While the gossip, conjecture and supposition has crackled through grillrooms and boardrooms surrounding the threat posed by the prospective disruptors of professional golf, perhaps the most important question has been relatively overlooked:
What if, after all of this discussion about various proposals, the PGA Tour winds up stronger than ever?
It’s possible these new groups, brimming with ideas, cash and bravado, are pushing the PGA Tour to a better place.
Because of them but without them.
“The PGA Tour has been very successful and continues to improve and do things and I think we have a commissioner in Jay Monahan who understands that some things need to change in the future to continue our success and to fend off any challengers that may come in the future,” Billy Horschel said last week.
That’s why the $40 million Player Impact Program was created. It’s why any player who tees it up 15 times in a PGA Tour season will receive a $50,000 bonus.
It’s why there have been ongoing discussions and published reports about creating or re-creating events that will feature limited fields with guaranteed money (which means no cuts and a clever way around the no-appearance fee rule) to further enhance the opportunities available to the top players who drive the business of professional golf.
If nothing else, the Greg Norman initiative and the PGL have created competition for the PGA Tour, something it hasn’t often faced. Competition is a good thing.
There are plenty of ideas on the table – including creating special one-off limited field events in attractive international destinations (think spectacle) or minimizing FedEx Cup points in the fall when the top players tend to stay home – and the discussions continue. Change is coming to the tour soon.
Throw in the strategic alliance with what soon will be called the DP World Tour (aka the European Tour), backed by a reported $70 million investment from its title sponsor, and the PGA Tour has broadened its reach. It is the sport’s dominant brand – its challengers would call it a monopoly – and it intends to remain so.
The proposals being put forth by Greg Norman’s LIV Golf Investments group backed by Saudi Arabia’s Public Investment Fund and the Premier Golf League’s concept have pushed the PGA Tour to be both reactive and proactive.
If nothing else, the Norman initiative and the PGL have created competition for the PGA Tour, something it hasn’t often faced. Competition is a good thing – that’s why young golfers are counseled to play with better players because of how it can push them to get better.

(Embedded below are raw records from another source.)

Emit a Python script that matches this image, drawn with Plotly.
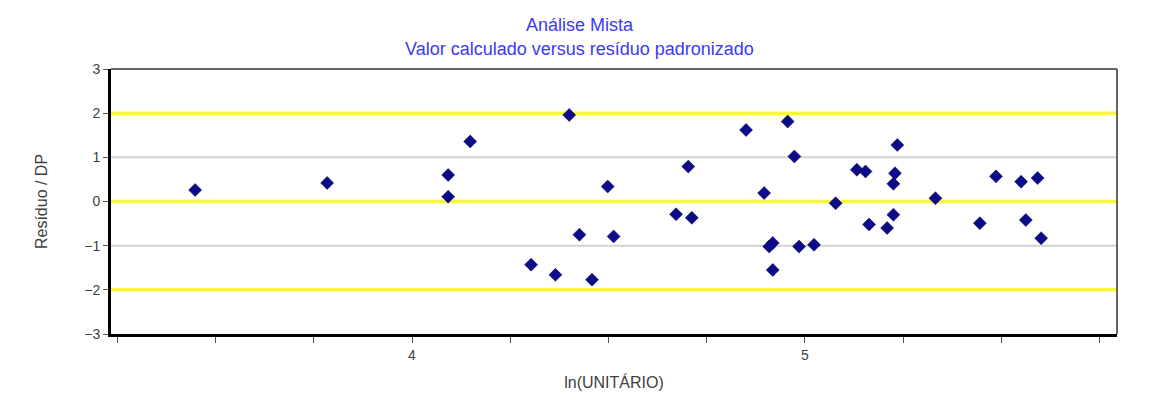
import plotly.graph_objects as go

# Data
ln_unitario = [3.448, 3.784, 4.092, 4.092, 4.148, 4.400, 4.303, 4.365, 4.458, 4.426,
               4.498, 4.513, 4.703, 4.672, 4.712, 4.850, 4.956, 4.973, 4.896, 4.918,
               4.909, 4.918, 4.985, 5.023, 5.078, 5.132, 5.154, 5.163, 5.209, 5.225,
               5.235, 5.229, 5.225, 5.332, 5.445, 5.486, 5.550, 5.562, 5.592, 5.601]
residuo_dp = [0.26, 0.42, 0.60, 0.11, 1.36, 1.96, -1.43, -1.66, -1.77, -0.75,
              0.34, -0.79, 0.79, -0.29, -0.37, 1.62, 1.81, 1.02, 0.19, -0.94,
              -1.02, -1.55, -1.02, -0.98, -0.04, 0.72, 0.68, -0.52, -0.60, -0.30,
              1.28, 0.64, 0.40, 0.075, -0.49, 0.57, 0.45, -0.42, 0.53, -0.83]

x_tickvals = [3.25, 3.5, 3.75, 4.0, 4.25, 4.5, 4.75, 5.0, 5.25, 5.5, 5.75]
x_ticktext = ["", "", "", "4", "", "", "", "5", "", "", ""]
y_tickvals = [-3, -2, -1, 0, 1, 2, 3]
yellow_levels = [-2, 0, 2]
gray_levels = [-1, 1]
title_lines = ["Análise Mista", "Valor calculado versus resíduo padronizado"]

fig = go.Figure()
fig.add_trace(go.Scatter(
    x=ln_unitario, y=residuo_dp, mode="markers",
    marker=dict(symbol="diamond", size=10, color="#0c0c8a",
                line=dict(color="#000050", width=0.5)),
    showlegend=False, hoverinfo="x+y"))

shapes = []
for lv in gray_levels:
    shapes.append(dict(type="line", xref="paper", yref="y", x0=0, x1=1, y0=lv, y1=lv,
                       line=dict(color="#d2d2d2", width=2), layer="below"))
for lv in yellow_levels:
    shapes.append(dict(type="line", xref="paper", yref="y", x0=0, x1=1, y0=lv, y1=lv,
                       line=dict(color="#f7f73c", width=3.5), layer="below"))
# top and right frame (thin)
shapes.append(dict(type="line", xref="paper", yref="paper", x0=0, x1=1, y0=1, y1=1,
                   line=dict(color="#333333", width=1.5)))
shapes.append(dict(type="line", xref="paper", yref="paper", x0=1, x1=1, y0=0, y1=1,
                   line=dict(color="#333333", width=1.5)))

font_family = "Arial, Liberation Sans, sans-serif"
title_font = dict(family=font_family, size=18, color="#3a3af5")
annotations = [
    dict(text=title_lines[0], xref="paper", yref="paper", x=0.466, y=1.166,
         xanchor="center", yanchor="middle", showarrow=False, font=title_font),
    dict(text=title_lines[1], xref="paper", yref="paper", x=0.466, y=1.075,
         xanchor="center", yanchor="middle", showarrow=False, font=title_font),
]

fig.update_layout(
    width=1144, height=397,
    margin=dict(l=103, r=35, t=61, b=71, autoexpand=False),
    paper_bgcolor="white", plot_bgcolor="white",
    font=dict(family=font_family, size=14, color="#404040"),
    shapes=shapes,
    annotations=annotations,
    xaxis=dict(range=[3.234, 5.794], tickmode="array", tickvals=x_tickvals,
               ticktext=x_ticktext, ticks="outside", ticklen=6, tickcolor="#555555",
               showgrid=False, zeroline=False, showline=True, linecolor="black",
               linewidth=3, automargin=False,
               title=dict(text="ln(UNITÁRIO)", standoff=16,
                          font=dict(family=font_family, size=16, color="#404040"))),
    yaxis=dict(range=[-3, 3], tickmode="array", tickvals=y_tickvals,
               ticks="outside", ticklen=5, tickcolor="#555555",
               showgrid=False, zeroline=False, showline=True, linecolor="black",
               linewidth=3, automargin=False,
               title=dict(text="Resíduo / DP", standoff=33,
                          font=dict(family=font_family, size=16, color="#404040"))),
)

fig.write_html("out.html")
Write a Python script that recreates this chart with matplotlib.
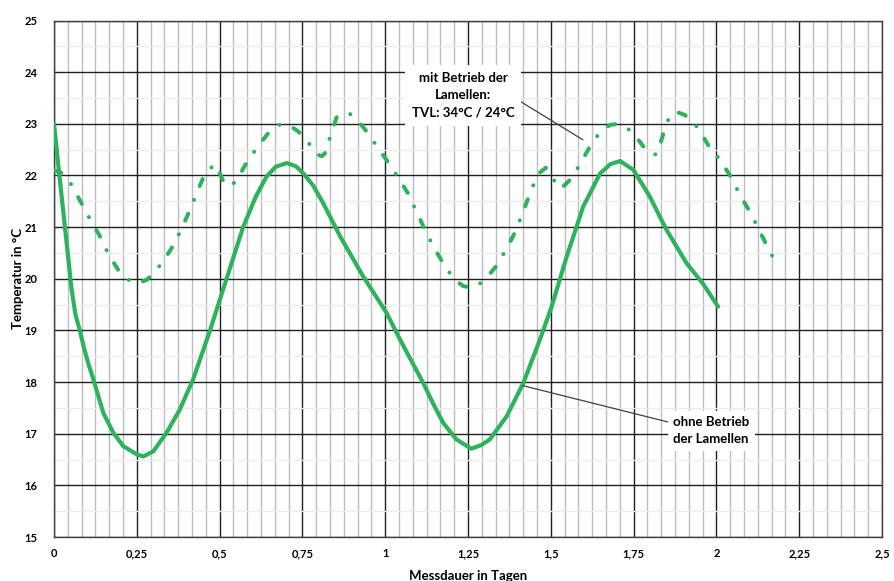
import matplotlib
matplotlib.use("Agg")
import matplotlib.pyplot as plt
from matplotlib.ticker import MultipleLocator, FuncFormatter

plt.rcParams['font.family'] = ['Lato', 'DejaVu Sans']

# Data: "ohne Betrieb der Lamellen" (solid)
ohne_x = [0, 0.005, 0.013, 0.023, 0.038, 0.053, 0.065, 0.078, 0.089, 0.104, 0.119, 0.149, 0.179,
          0.209, 0.25, 0.27, 0.30, 0.34, 0.38, 0.42, 0.47, 0.52, 0.571, 0.61, 0.642, 0.67, 0.703,
          0.73, 0.753, 0.783, 0.813, 0.864, 0.934, 1.004, 1.045, 1.08, 1.115, 1.145, 1.175,
          1.215, 1.26, 1.29, 1.316, 1.367, 1.417, 1.467, 1.502, 1.548, 1.598, 1.649, 1.68,
          1.709, 1.749, 1.799, 1.849, 1.91, 1.96, 2.005]
ohne_y = [23.0, 22.7, 22.2, 21.6, 20.7, 19.8, 19.3, 19.0, 18.7, 18.35, 18.05, 17.4, 17.02,
          16.76, 16.6, 16.56, 16.66, 17.02, 17.47, 18.05, 18.98, 19.98, 21.0, 21.6, 21.98, 22.17, 22.24,
          22.18, 22.04, 21.8, 21.46, 20.82, 20.04, 19.34, 18.82, 18.4, 17.98, 17.58, 17.21,
          16.89, 16.71, 16.78, 16.89, 17.34, 17.98, 18.82, 19.45, 20.43, 21.40, 22.04, 22.22,
          22.28, 22.11, 21.59, 20.95, 20.30, 19.9, 19.46]

# Data: "mit Betrieb der Lamellen" (dash-dot)
mit_x = [0.0, 0.023, 0.053, 0.083, 0.109, 0.139, 0.164, 0.194, 0.22, 0.238, 0.26, 0.28, 0.30,
         0.325, 0.355, 0.385, 0.41, 0.431, 0.456, 0.486, 0.5, 0.516, 0.53, 0.55, 0.577, 0.612,
         0.647, 0.675, 0.693, 0.715, 0.738, 0.758, 0.778, 0.793, 0.808, 0.818, 0.834, 0.854,
         0.874, 0.894, 0.924, 0.944, 0.969, 1.004, 1.036, 1.07, 1.093, 1.12, 1.145, 1.175,
         1.208, 1.235, 1.256, 1.28, 1.301, 1.336, 1.367, 1.392, 1.417, 1.437, 1.462, 1.485,
         1.503, 1.523, 1.54, 1.563, 1.593, 1.618, 1.653, 1.68, 1.703, 1.73, 1.753, 1.783,
         1.81, 1.822, 1.84, 1.86, 1.88, 1.905, 1.945, 1.975, 2.011, 2.046, 2.071, 2.101,
         2.126, 2.151, 2.182]
mit_y = [22.1, 22.05, 21.82, 21.46, 21.15, 20.82, 20.48, 20.17, 20.0, 19.93, 19.93, 19.98, 20.1,
         20.30, 20.59, 20.96, 21.33, 21.66, 22.04, 22.22, 22.05, 21.82, 21.8, 21.88, 22.2, 22.53,
         22.82, 22.97, 23.0, 22.95, 22.85, 22.7, 22.56, 22.42, 22.37, 22.43, 22.75, 23.14,
         23.2, 23.19, 23.01, 22.85, 22.62, 22.30, 21.99, 21.64, 21.32, 20.95, 20.63, 20.30,
         19.99, 19.86, 19.83, 19.88, 19.98, 20.25, 20.59, 20.90, 21.30, 21.66, 22.03, 22.15,
         21.99, 21.75, 21.8, 21.95, 22.27, 22.56, 22.88, 22.98, 23.0, 22.92, 22.79, 22.53,
         22.40, 22.42, 22.82, 23.17, 23.23, 23.17, 22.92, 22.59, 22.30, 21.95, 21.62, 21.30,
         20.98, 20.66, 20.27]

x_label = "Messdauer in Tagen"
y_label = "Temperatur in °C"
label_mit = "mit Betrieb der\nLamellen:\nTVL: 34°C / 24°C"
label_ohne = "ohne Betrieb\nder Lamellen"

green = '#2db35d'

fig = plt.figure(figsize=(8.94, 5.81), dpi=100)
ax = fig.add_axes([0.0604, 0.0757, 0.9262, 0.889])

ax.set_xlim(0, 2.5)
ax.set_ylim(15, 25)
ax.xaxis.set_major_locator(MultipleLocator(0.25))
ax.xaxis.set_minor_locator(MultipleLocator(1 / 24))
ax.yaxis.set_major_locator(MultipleLocator(1))
ax.yaxis.set_minor_locator(MultipleLocator(0.5))

def fmt(v, pos):
    s = ('%.2f' % v).rstrip('0').rstrip('.')
    return s.replace('.', ',')

ax.xaxis.set_major_formatter(FuncFormatter(fmt))

ax.grid(which='minor', axis='x', color='#bdbdbd', lw=1.0, zorder=0)
ax.grid(which='minor', axis='y', color='#ececec', lw=1.0, zorder=0)
ax.grid(which='major', axis='both', color='#202020', lw=1.0, zorder=1)
ax.set_axisbelow(True)

for s in ax.spines.values():
    s.set_color('#404040')
    s.set_linewidth(1.0)

ax.tick_params(which='both', length=0)
ax.tick_params(axis='y', pad=12, labelsize=8)
ax.tick_params(axis='x', pad=8, labelsize=8)
for lab in ax.get_xticklabels() + ax.get_yticklabels():
    lab.set_fontweight('bold')

ax.plot(ohne_x, ohne_y, color=green, lw=3.0, solid_capstyle='round', solid_joinstyle='round', zorder=3)
ax.plot(mit_x, mit_y, color=green, lw=2.9, dashes=(1.9, 3.7, 0.03, 3.7),
        dash_capstyle='round', zorder=3)

ax.set_xlabel(x_label, fontsize=9.5, fontweight='bold', labelpad=8)
ax.set_ylabel(y_label, fontsize=9.5, fontweight='bold')
ax.yaxis.set_label_coords(-0.036, 0.5)

ax.annotate(label_mit, xy=(1.597, 22.69), xytext=(1.235, 23.55),
            ha='center', va='center', fontsize=9.5, fontweight='bold',
            linespacing=1.55,
            bbox=dict(boxstyle='square,pad=0.5', fc='white', ec='none'),
            arrowprops=dict(arrowstyle='-', color='#404040', lw=0.9,
                            relpos=(1.0, 0.45), shrinkA=0, shrinkB=0),
            zorder=5)
ax.annotate(label_ohne, xy=(1.416, 17.93), xytext=(1.984, 17.06),
            ha='center', va='center', fontsize=9.5, fontweight='bold',
            linespacing=1.55,
            bbox=dict(boxstyle='square,pad=0.4', fc='white', ec='none'),
            arrowprops=dict(arrowstyle='-', color='#404040', lw=0.9,
                            relpos=(0.0, 0.75), shrinkA=0, shrinkB=0),
            zorder=5)

fig.savefig('out.png', dpi=100)
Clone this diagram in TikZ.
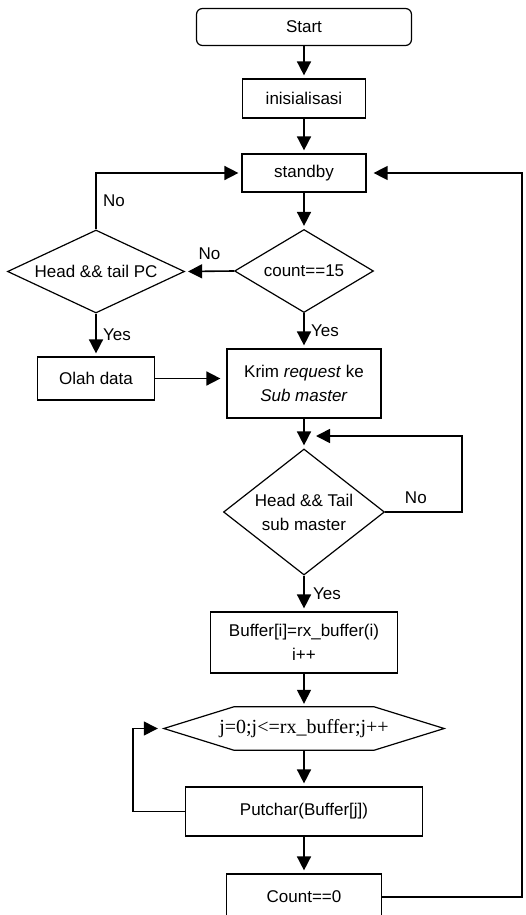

The proposals that are being floated are built on good ideas, like Norman had all those years ago when he envisioned a global tour that died a quick death, only to be repackaged as the World Golf Championships. That’s why the tour is reportedly looking into restructuring its fall schedule and considering a team concept, though the team thing feels like trying to force something into a sport that doesn’t need or want it.
While the outlier proposals have some merit, the larger question is whether there is enough wrong with professional golf today to dramatically change it going forward. There isn’t.
Tweak it, sure. Completely rebuild it? Not so much.
The new groups see themselves as adding to the sport, inserting themselves – to borrow one of their phrases – at the top of the pyramid. They see a good thing and believe they can make it better and make a healthy profit.
That’s where golf becomes a business, not a game.
The players, particularly the stars, see this as their chance to leverage the tour into giving them more freedom and more money. Why, some have asked, does the tour have to be involved in something like the Brooks Koepka-Bryson DeChambeau match that was put together independently?
Even if the tour donates its portion of the event to charity, players would like to have the ability to do their own thing at times.
That’s not saying the PGA Tour hasn’t done enough – its pension plan is said to be an exceptional benefit – but the players feel it can do more.
To be clear, players aren’t rushing to leave the PGA Tour. It’s still where they want to play and, chances are, it will stay that way.
An agent for one of the game’s new stars has told his client that. At the end of the day, the agent said to his client, you will be better off on the PGA Tour. If you play well, there will be more money than you can spend, you can pick your schedule and you can play for a piece of the history that’s been built up across decades.
Things change in business and in life. This is one of those times in professional golf.
The PGA Tour seems intent on changing with the times because it should and because it must.